Et ne serait-ce pas l’essence même de la solitude que d’être un lieu de passage? Passage pour un va et vient entre la détresse et la joie, la mort et la vie, le « je » et le « nous » ? Laurence Pelletier, qui suggère, à la suite de l’essayiste britannique Olivia Laing, que l’art nous fait entrer dans les mondes virtuels de nos solitudes, réfléchit aussi à la manière dont l’art nous offre un espace où les contradictions intimes et politiques se fracturent et se réconcilient. En écho avec l’épidémie du sida qui sert de contexte aux œuvres des artistes qui intéressent Laing, l’épidémie de la COVID-19 de même que ce qu’on a identifié comme une « épidémie contemporaine de la solitude » se pensent en relation avec le développement technologique. Les corps malades, stigmatisés, ostracisés, parce qu’ils menacent l’intégrité fantasmée du corps politique, deviennent les lieux d’élaboration de techniques de pouvoir, la matière depuis laquelle la distanciation, la discrimination et la séclusion s’organisent et se systématisent.

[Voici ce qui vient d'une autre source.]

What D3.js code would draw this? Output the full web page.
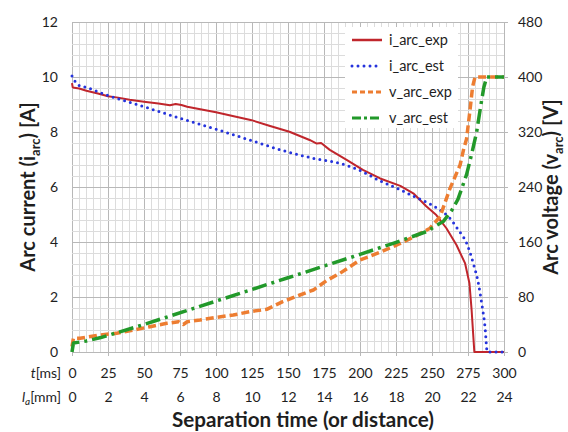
<!DOCTYPE html>
<html>
<head>
<meta charset="utf-8">
<script src="https://cdn.jsdelivr.net/npm/d3@7"></script>
<style>
  html, body { margin: 0; padding: 0; background: #fff; }
  svg { display: block; }
  text { font-family: Lato, "Open Sans", sans-serif; fill: #1e1e1e; }
</style>
</head>
<body>
<svg id="chart" width="568" height="432"></svg>
<script>
// Tick labels
const tMsTicks = [0, 25, 50, 75, 100, 125, 150, 175, 200, 225, 250, 275, 300];
const laMmTicks = [0, 2, 4, 6, 8, 10, 12, 14, 16, 18, 20, 22, 24];
const currentTicks = [0, 2, 4, 6, 8, 10, 12];
const voltageTicks = [0, 80, 160, 240, 320, 400, 480];

// Series names
const seriesNames = ["i_arc_exp", "i_arc_est", "v_arc_exp", "v_arc_est"];

// Measured arc current [t (ms), A]
const iArcExp = [
  [0, 9.78], [0.5, 9.62], [5, 9.58], [10, 9.5], [18, 9.4], [25, 9.3], [32, 9.25],
  [40, 9.17], [50, 9.1], [60, 9.04], [68, 8.97], [72, 9.02], [76, 8.98], [80, 8.92],
  [90, 8.82], [100, 8.72], [110, 8.6], [124, 8.44], [137, 8.23], [151, 8.01],
  [165, 7.71], [170, 7.58], [173, 7.6], [179, 7.35], [191, 6.98], [202, 6.62],
  [214, 6.31], [228, 6.04], [237, 5.77], [246, 5.3], [253, 4.98], [260, 4.5],
  [267, 3.89], [273, 3.22], [276, 2.5], [277.5, 1.53], [279.4, 0], [300, 0]
];

// Estimated arc current [t (ms), A]
const iArcEst = [
  [0, 10.04], [4.4, 9.71], [10, 9.62], [25, 9.33], [50, 8.92], [75, 8.5], [100, 8.1],
  [121, 7.75], [145, 7.35], [168, 7.04], [186, 6.86], [200, 6.6], [214, 6.22],
  [228, 5.9], [237, 5.67], [246, 5.45], [255.6, 5.16], [262.5, 4.86], [268.3, 4.44],
  [274.1, 3.95], [278.7, 3.22], [282.2, 2.5], [284.5, 1.77], [286.8, 0.92],
  [288.4, 0], [300, 0]
];

// Measured arc voltage [t (ms), V]
const vArcExp = [
  [0, 8], [1, 20], [5.6, 20], [19.4, 24.7], [31, 27.2], [42.6, 32], [54.2, 36.8],
  [65.8, 41.7], [74, 44], [77.3, 40], [80, 44], [88.9, 46.5], [100.5, 50.4],
  [112, 53.8], [123.6, 58.7], [135.2, 62], [146, 73], [158.3, 82.9], [167.6, 90.2],
  [176.9, 104], [186.1, 114.5], [200, 133.8], [213.9, 145], [225.5, 155.6],
  [237, 167], [248.6, 180], [255.6, 196.8], [262.5, 238], [265, 250], [269.5, 272],
  [272, 295], [274, 310], [276.4, 352], [278.2, 386], [279.9, 400], [300, 400]
];

// Estimated arc voltage [t (ms), V]
const vArcEst = [
  [0, 0], [1, 13], [10, 16], [20, 21], [50, 40], [100, 74], [150, 108], [200, 142],
  [223, 158], [246, 175], [257.9, 190], [263.7, 206], [268, 222], [274, 258],
  [278, 292], [281, 320], [284, 360], [286, 385], [288, 400], [300, 400]
];

const svg = d3.select("#chart");
const plotLeft = 72, plotRight = 504, plotTop = 22, plotBottom = 352;

const x = d3.scaleLinear().domain([0, 300]).range([plotLeft, plotRight]);
const xMm = d3.scaleLinear().domain([0, 24]).range([plotLeft, plotRight]);
const yA = d3.scaleLinear().domain([0, 12]).range([plotBottom, plotTop]);
const yV = d3.scaleLinear().domain([0, 480]).range([plotBottom, plotTop]);

// Grid: minor every 5 ms / 0.4 A, major every 25 ms / 2 A
const grid = svg.append("g");
grid.selectAll("line.vx").data(d3.range(0, 301, 5)).join("line")
  .attr("x1", d => x(d)).attr("x2", d => x(d))
  .attr("y1", plotTop).attr("y2", plotBottom)
  .attr("stroke", d => d % 25 === 0 ? "#b8b8b8" : "#dcdcdc")
  .attr("stroke-width", 1).attr("shape-rendering", "crispEdges");
grid.selectAll("line.hy").data(d3.range(0, 31)).join("line")
  .attr("x1", plotLeft).attr("x2", plotRight)
  .attr("y1", d => yA(d * 0.4)).attr("y2", d => yA(d * 0.4))
  .attr("stroke", d => d % 5 === 0 ? "#b8b8b8" : "#dcdcdc")
  .attr("stroke-width", 1).attr("shape-rendering", "crispEdges");

// Axes
function styleAxis(g) {
  g.select(".domain").remove();
  g.selectAll(".tick line").attr("stroke", "#b8b8b8");
  g.selectAll("text").style("font-size", "14px").attr("fill", "#1e1e1e");
}

svg.append("g").attr("transform", `translate(${plotLeft},0)`)
  .call(d3.axisLeft(yA).tickValues(currentTicks).tickSize(0).tickPadding(14).tickFormat(d3.format("d")))
  .call(styleAxis);

svg.append("g").attr("transform", `translate(${plotRight},0)`)
  .call(d3.axisRight(yV).tickValues(voltageTicks).tickSize(4).tickPadding(10).tickFormat(d3.format("d")))
  .call(styleAxis);

const axT = svg.append("g").attr("transform", `translate(0,${plotBottom})`)
  .call(d3.axisBottom(x).tickValues(tMsTicks).tickSize(4).tickFormat(d3.format("d")))
  .call(styleAxis);
axT.selectAll("text").attr("dy", null).attr("y", 26);

const axL = svg.append("g").attr("transform", `translate(0,${plotBottom})`)
  .call(d3.axisBottom(xMm).tickValues(laMmTicks).tickSize(0).tickFormat(d3.format("d")))
  .call(styleAxis);
axL.selectAll("text").attr("dy", null).attr("y", 50);

// Row captions for the two bottom scales
const cap1 = svg.append("text").attr("x", 61).attr("y", plotBottom + 26)
  .attr("text-anchor", "end").style("font-size", "14px");
cap1.append("tspan").style("font-style", "italic").text("t");
cap1.append("tspan").text("[ms]");

const cap2 = svg.append("text").attr("x", 61).attr("y", plotBottom + 50)
  .attr("text-anchor", "end").style("font-size", "14px");
cap2.append("tspan").style("font-style", "italic").text("l");
cap2.append("tspan").style("font-style", "italic").style("font-size", "10px").attr("dy", 3).text("a");
cap2.append("tspan").attr("dy", -3).text("[mm]");

// Axis titles
const titleStyle = t => t.style("font-size", "20px").style("font-weight", "bold");

svg.append("text").attr("x", 303).attr("y", 427).attr("text-anchor", "middle")
  .attr("textLength", 262).attr("lengthAdjust", "spacingAndGlyphs")
  .call(titleStyle).text("Separation time (or distance)");

const lt = svg.append("text")
  .attr("transform", `translate(28,${(plotTop + plotBottom) / 2}) rotate(-90)`)
  .attr("text-anchor", "middle").attr("dy", "0.35em")
  .call(titleStyle);
lt.append("tspan").text("Arc current (i");
lt.append("tspan").style("font-size", "13px").attr("dy", 5).text("arc");
lt.append("tspan").attr("dy", -5).text(") [A]");

const rt = svg.append("text")
  .attr("transform", `translate(551,${(plotTop + plotBottom) / 2}) rotate(-90)`)
  .attr("text-anchor", "middle").attr("dy", "0.35em")
  .call(titleStyle);
rt.append("tspan").text("Arc voltage (v");
rt.append("tspan").style("font-size", "13px").attr("dy", 5).text("arc");
rt.append("tspan").attr("dy", -5).text(") [V]");

// Series styles
const styles = [
  { data: iArcExp, y: yA, color: "#c0262c", width: 2, dash: null, cap: "butt", legendDash: null, curve: d3.curveLinear },
  { data: iArcEst, y: yA, color: "#2533dc", width: 3, dash: "0 6", cap: "round", legendDash: "0 6", curve: d3.curveMonotoneX },
  { data: vArcExp, y: yV, color: "#ed7d31", width: 3.5, dash: "8 4", cap: "butt", legendDash: "5 3", curve: d3.curveLinear },
  { data: vArcEst, y: yV, color: "#22992a", width: 3.5, dash: "15 5 3 5", cap: "butt", legendDash: "9 3 3 3", curve: d3.curveLinear }
];

const lines = svg.append("g");
styles.forEach(s => {
  const gen = d3.line().x(d => x(d[0])).y(d => s.y(d[1])).curve(s.curve);
  lines.append("path").datum(s.data)
    .attr("d", gen)
    .attr("fill", "none")
    .attr("stroke", s.color)
    .attr("stroke-width", s.width)
    .attr("stroke-linecap", s.cap)
    .attr("stroke-linejoin", "round")
    .attr("stroke-dasharray", s.dash);
});

// Legend
const lg = svg.append("g");
lg.append("rect").attr("x", 345).attr("y", 27).attr("width", 113).attr("height", 101)
  .attr("fill", "#fff");
seriesNames.forEach((name, i) => {
  const s = styles[i];
  const cy = 40 + i * 26;
  lg.append("line").attr("x1", 352).attr("x2", 382).attr("y1", cy).attr("y2", cy)
    .attr("stroke", s.color).attr("stroke-width", s.width === 2 ? 2.5 : 3)
    .attr("stroke-linecap", s.cap).attr("stroke-dasharray", s.legendDash);
  lg.append("text").attr("x", 389).attr("y", cy).attr("dy", "0.32em")
    .style("font-size", "14.5px").text(name);
});
</script>
</body>
</html>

Si nous pouvons avoir tendance à croire, horrifiés et angoissés, au pouvoir d’aruspice d’un George Orwell ou d’une Margaret Atwood, il importe de reconnaître que l’art et la littérature détiennent un savoir que l’on peut tenter de décrypter afin de nous armer pour l’avenir, et qu’ils peuvent nous apprendre à être seul.e.s. Car lorsqu’elle se raconte, la solitude nous met face à ce qui, en nous, vit et survit, nous parle de nos résistances et de nos idéaux, de nos craintes et de nos désirs. Pour la psychanalyste et philosophe Anne Dufourmantelle, la solitude est « un chaudron de sorcière où se défont nos solutions de fuite perpétuelle », et c’est lorsque nous laissons tomber nos défenses et que nous y plongeons qu’elle devient le « point de frayage obligé, saturé de la création ». Que cette dernière prenne la forme de l’amour et des amitiés, des filiations et des ruptures nécessaires, qu’elle parle le langage de la littérature, de l’art visuel, de la musique, du cinéma ou celui de l’enseignement, elle concerne toujours une adresse à l’autre qui jaillit lorsque je réalise que je suis seul.e. C’est selon ce même point de frayage que, dans leurs solitudes respectives, les voix des collaboratrices et collaborateurs de ce dossier sont mises en commun.